Given that I like a lot of physical affection and do things with my friends that’d be considered as “romantic” to outsiders something I’ve really had to reconcile with is the notion of things being “inherently romantic”. There is no action that on its own is always romantic. Society can place romantic meanings on gestures and individuals can develop romantic associations with certain gestures but neither of those make something "inherently romantic".
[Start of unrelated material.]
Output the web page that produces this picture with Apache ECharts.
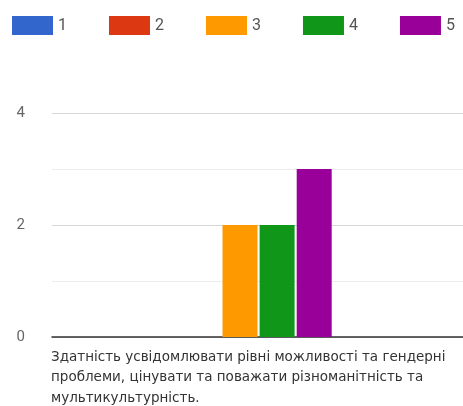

For a long time I restrained myself from holding hands with my friends or laying in their lap because I thought they were too romantic for our relationship. Even though physical affection is the strongest way I show I care, I purposely withheld that and withdrew from my friends because I was worried about being read as romantic when they knew I wasn't.
And that sucks.
It wasn't until one of my friends sat me down and had to interrogate me and reassure that they were okay with me doing "traditionally romantic" things with them. That was one of the most freeing experiences conversations I'd had. It's odd to put into words just how much it meant for me to be told that I didn't have to self-restrain myself because of what others think about our relationship. We know its not romantic --who cares what others think???
My aromanticism is not a soft suffering waiting for you to shape it, lovingly, into something you can pity. I am not seeking your tender validation.
I do not need you to explain love to me.
Were we not hand fed the same dreams, the same wishes? Were we not given the same template, told to fill in the blanks with the same values? I've spent all my life being forced into the shape of someone like you.
I know what love is.
Let me explain lovelessness to you.
Let me press my hands deep into something you never questioned and let me break it open. Let me show you the rugged edges, the sharp teeth buried inside. If I bare my heart to you, will you see me as human?
My aromanticism is wrapped in bitter sharp barbed wire edges. You may lay your hands upon me but beware of shaping me.